Pra ser sincero, eu ainda penso naquele magistrado romano anônimo. É engraçado: quando falamos das origens clássicas da nossa civilização (e estou me referindo a esse ponto na civilização mundial, da qual todo mundo participa hoje em dia em algum grau), as figuras que naturalmente vêm à cabeça são homens como Péricles ou Eurípides ou Platão, mas nunca esse cara – ele nem tem um nome – embora seja possível argumentar que ele moldou nossas vidas de maneiras muito mais profundas. O homem que imagino é um oficial do senado na república romana tardia ou começo do império, que patrocina jogos, faz julgamentos prudentes quanto a questões como leis de propriedade, e daí vai pra casa ter suas necessidades mais íntimas atendidas por escravos que são em termos legais pessoas conquistadas, sem quaisquer direitos, e com quem ele pode fazer o que quiser, estuprar, torturar, matar, com total impunidade. Ele é um monstro. E no entanto sua perspectiva sobre o mundo, seus julgamentos, estão na base de todas as nossas ideias liberais sobre liberdade, e suspeito que muito mais além disso.

Não há nenhuma área da vida humana, em qualquer lugar, em que não se pode encontrar cálculo auto-interessado. Mas tampouco há qualquer lugar em que não se possa encontrar gentileza ou aderência a princípios idealistas: a questão é por que um, e não a outra, é colocado como a realidade ‘objetiva’

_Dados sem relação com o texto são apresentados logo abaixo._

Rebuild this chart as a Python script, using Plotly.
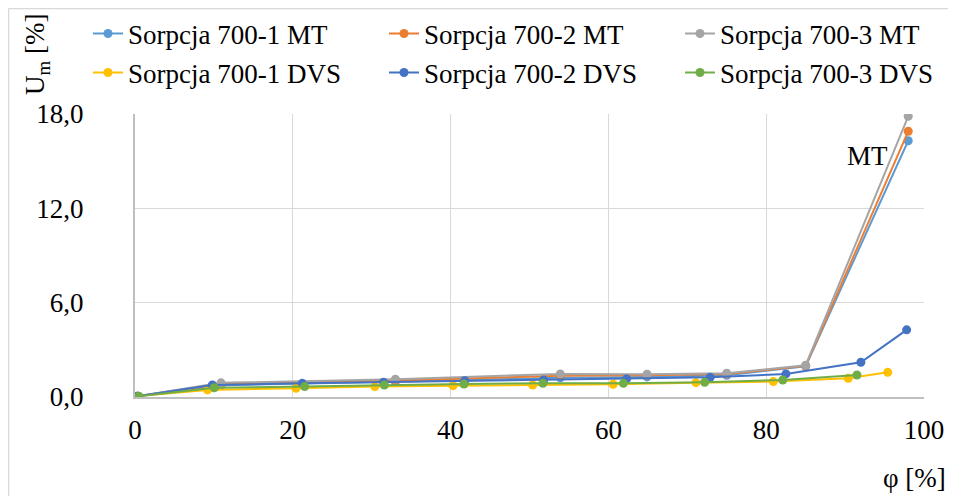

Economias de mercado […] negam ‘o verdadeiro fundamento de suas próprias vidas’, uma vez que elas constantemente obscurecem o fato de que toda atividade ‘econômica’ é em última instância um meio para a criação de certos tipos de pessoas.

Uma divisão aguda entre liberdade e obrigação é, como aquela entre interesse e generosidade, em grande medida uma ilusão causada pelo mercado, cuja anonimidade torna possível ignorar o fato de que dependemos de outras pessoas para praticamente tudo. Em sua ausência, é preciso necessariamente estar ciente de que, a não ser que se deseje viver em solidão, a liberdade basicamente significa a liberdade de escolher que tipo de obrigações alguém quer contrair, e com quem.

Uma razão pela qual passo tanto tempo re-escrevendo o passado é porque estou convencido que ele está atualmente sendo escrito da forma como está para tornar quase impossível que imaginemos um futuro viável.

Por toda a internet hoje li muito que ele cunhou a frase “nós somos os 99%”. Não é verdade, ele me disse (assim como já disse em várias entrevistas): ele fazia parte do grupo que pensou essa frase. Ele era assim: amigo de Rojava, colocava esse aspecto coletivo em primeiro lugar sempre, seja na teoria, seja na prática militante. Foi um grande acadêmico, um grande ativista, uma grande pessoa. Deixará saudades. Fará falta.